### Problem
Without the pictures, extract every line from the start of the material to the line containing "const yTicks = [1.2, 1.4, 1.6, 1.8, 2.0, 2.2];", both ends included.

### Given material
━━━━━━━━━━
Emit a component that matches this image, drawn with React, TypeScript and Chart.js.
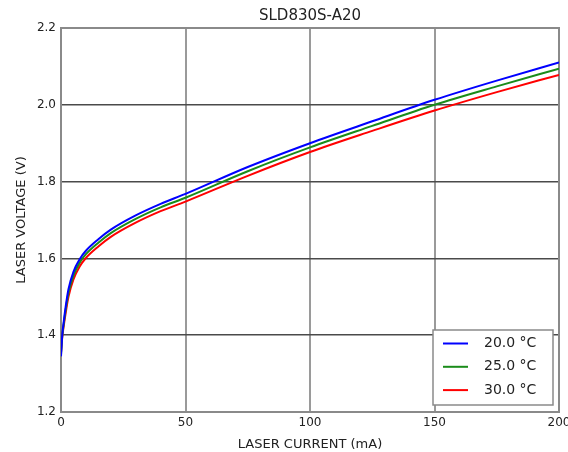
import React, { useEffect, useRef } from 'react';
import { Chart, registerables } from 'chart.js';

Chart.register(...registerables);

const chartTitle = 'SLD830S-A20';
const xTitle = 'LASER CURRENT (mA)';
const yTitle = 'LASER VOLTAGE (V)';

const currents = [0, 0.5, 1, 2, 3, 5, 7.5, 10, 15, 20, 30, 40, 50, 75, 100, 125, 150, 175, 200];
const v20 = [1.345, 1.4, 1.43, 1.48, 1.52, 1.565, 1.598, 1.62, 1.65, 1.675, 1.712, 1.742, 1.768, 1.838, 1.9, 1.957, 2.013, 2.063, 2.11];
const v25 = [1.35, 1.398, 1.425, 1.472, 1.51, 1.555, 1.589, 1.611, 1.641, 1.666, 1.703, 1.733, 1.758, 1.827, 1.889, 1.945, 2.0, 2.048, 2.094];
const v30 = [1.355, 1.395, 1.42, 1.463, 1.5, 1.545, 1.579, 1.601, 1.631, 1.656, 1.693, 1.723, 1.748, 1.815, 1.877, 1.932, 1.985, 2.033, 2.078];
const seriesLabels = ['20.0 °C', '25.0 °C', '30.0 °C'];
const seriesColors = ['#0000ff', '#1a8c1a', '#ff0000'];
const xTicks = [0, 50, 100, 150, 200];
const yTicks = [1.2, 1.4, 1.6, 1.8, 2.0, 2.2];

const FONT = '"DejaVu Sans", sans-serif';

const framePlugin = {
  id: 'frame',
  beforeDatasetsDraw(chart: any) {
    const { ctx, chartArea: a } = chart;
    ctx.save();
    ctx.strokeStyle = '#8a8a8a';
    ctx.lineWidth = 2;
    ctx.strokeRect(a.left, a.top, a.right - a.left, a.bottom - a.top);
    ctx.restore();
  },
};

const titlePlugin = {
  id: 'areaTitle',
  afterDraw(chart: any) {
    const { ctx, chartArea: a } = chart;
    ctx.save();
    ctx.font = `15px ${FONT}`;
    ctx.fillStyle = '#222';
    ctx.textAlign = 'center';
    ctx.textBaseline = 'middle';
    ctx.fillText(chartTitle, (a.left + a.right) / 2, 16);
    ctx.restore();
  },
};

const legendPlugin = {
  id: 'boxLegend',
  afterDatasetsDraw(chart: any) {
    const { ctx, chartArea: a } = chart;
    const w = 120;
    const h = 75;
    const x = a.right - 6 - w;
    const y = a.bottom - 7 - h;
    ctx.save();
    ctx.fillStyle = '#ffffff';
    ctx.fillRect(x, y, w, h);
    ctx.strokeStyle = '#8a8a8a';
    ctx.lineWidth = 1.5;
    ctx.strokeRect(x, y, w, h);
    ctx.font = `14px ${FONT}`;
    ctx.textBaseline = 'middle';
    ctx.textAlign = 'left';
    chart.data.datasets.forEach((ds: any, i: number) => {
      const ry = y + 13.5 + i * 23.3;
      ctx.strokeStyle = ds.borderColor;
      ctx.lineWidth = 2;
      ctx.beginPath();
      ctx.moveTo(x + 10, ry);
      ctx.lineTo(x + 35, ry);
      ctx.stroke();
      ctx.fillStyle = '#222';
      ctx.fillText(ds.label, x + 51, ry);
    });
    ctx.restore();
  },
};

export default function App() {
  const ref = useRef<HTMLCanvasElement | null>(null);
  useEffect(() => {
    if (!ref.current) return;
    const series = [v20, v25, v30];
    const chart = new Chart(ref.current, {
      type: 'line',
      data: {
        datasets: series.map((vals, i) => ({
          label: seriesLabels[i],
          data: currents.map((c, j) => ({ x: c, y: vals[j] })),
          borderColor: seriesColors[i],
          backgroundColor: seriesColors[i],
          borderWidth: 2,
          pointRadius: 0,
          cubicInterpolationMode: 'monotone' as const,
          fill: false,
        })),
      },
      options: {
        responsive: false,
        animation: false,
        devicePixelRatio: 1,
        layout: { padding: { left: 0, right: 9, top: 28, bottom: 0 } },
        plugins: {
          legend: { display: false },
          tooltip: { enabled: false },
          title: { display: false },
        },
        scales: {
          x: {
            type: 'linear',
            min: 0,
            max: 200,
            afterBuildTicks: (s: any) => {
              s.ticks = xTicks.map((v) => ({ value: v }));
            },
            afterFit: (s: any) => {
              s.height = 40;
              s.paddingLeft = 0;
              s.paddingRight = 0;
            },
            ticks: {
              color: '#222',
              font: { family: FONT, size: 12 },
              padding: 4,
              maxRotation: 0,
              callback: (v: any) => String(v),
            },
            grid: { color: '#9a9a9a', lineWidth: 2, drawTicks: false },
            border: { display: false },
            title: {
              display: true,
              text: xTitle,
              color: '#222',
              font: { family: FONT, size: 13 },
              padding: { top: 0, bottom: 0 },
            },
          },
          y: {
            type: 'linear',
            min: 1.2,
            max: 2.2,
            afterBuildTicks: (s: any) => {
              s.ticks = yTicks.map((v) => ({ value: v }));
            },
            afterFit: (s: any) => {
              s.width = 61;
              s.paddingTop = 0;
              s.paddingBottom = 0;
            },
            ticks: {
              color: '#222',
              font: { family: FONT, size: 12 },
              padding: 5,
              callback: (v: any) => Number(v).toFixed(1),
            },
            grid: { color: '#4a4a4a', lineWidth: 1.5, drawTicks: false },
            border: { display: false },
            title: {
              display: true,
              text: yTitle,
              color: '#222',
              font: { family: FONT, size: 13 },
              padding: { top: 13.5, bottom: 0 },
            },
          },
        },
      },
      plugins: [framePlugin, legendPlugin, titlePlugin],
    } as any);
    return () => chart.destroy();
  }, []);
  return (
    <div style={{ position: 'fixed', left: 0, top: 0, width: 568, height: 452, background: '#fff' }}>
      <canvas ref={ref} width={568} height={452} style={{ width: 568, height: 452, display: 'block' }} />
    </div>
  );
}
━━━━━━━━━━
### Full solution
Emit a component that matches this image, drawn with React, TypeScript and Chart.js.
import React, { useEffect, useRef } from 'react';
import { Chart, registerables } from 'chart.js';

Chart.register(...registerables);

const chartTitle = 'SLD830S-A20';
const xTitle = 'LASER CURRENT (mA)';
const yTitle = 'LASER VOLTAGE (V)';

const currents = [0, 0.5, 1, 2, 3, 5, 7.5, 10, 15, 20, 30, 40, 50, 75, 100, 125, 150, 175, 200];
const v20 = [1.345, 1.4, 1.43, 1.48, 1.52, 1.565, 1.598, 1.62, 1.65, 1.675, 1.712, 1.742, 1.768, 1.838, 1.9, 1.957, 2.013, 2.063, 2.11];
const v25 = [1.35, 1.398, 1.425, 1.472, 1.51, 1.555, 1.589, 1.611, 1.641, 1.666, 1.703, 1.733, 1.758, 1.827, 1.889, 1.945, 2.0, 2.048, 2.094];
const v30 = [1.355, 1.395, 1.42, 1.463, 1.5, 1.545, 1.579, 1.601, 1.631, 1.656, 1.693, 1.723, 1.748, 1.815, 1.877, 1.932, 1.985, 2.033, 2.078];
const seriesLabels = ['20.0 °C', '25.0 °C', '30.0 °C'];
const seriesColors = ['#0000ff', '#1a8c1a', '#ff0000'];
const xTicks = [0, 50, 100, 150, 200];
const yTicks = [1.2, 1.4, 1.6, 1.8, 2.0, 2.2];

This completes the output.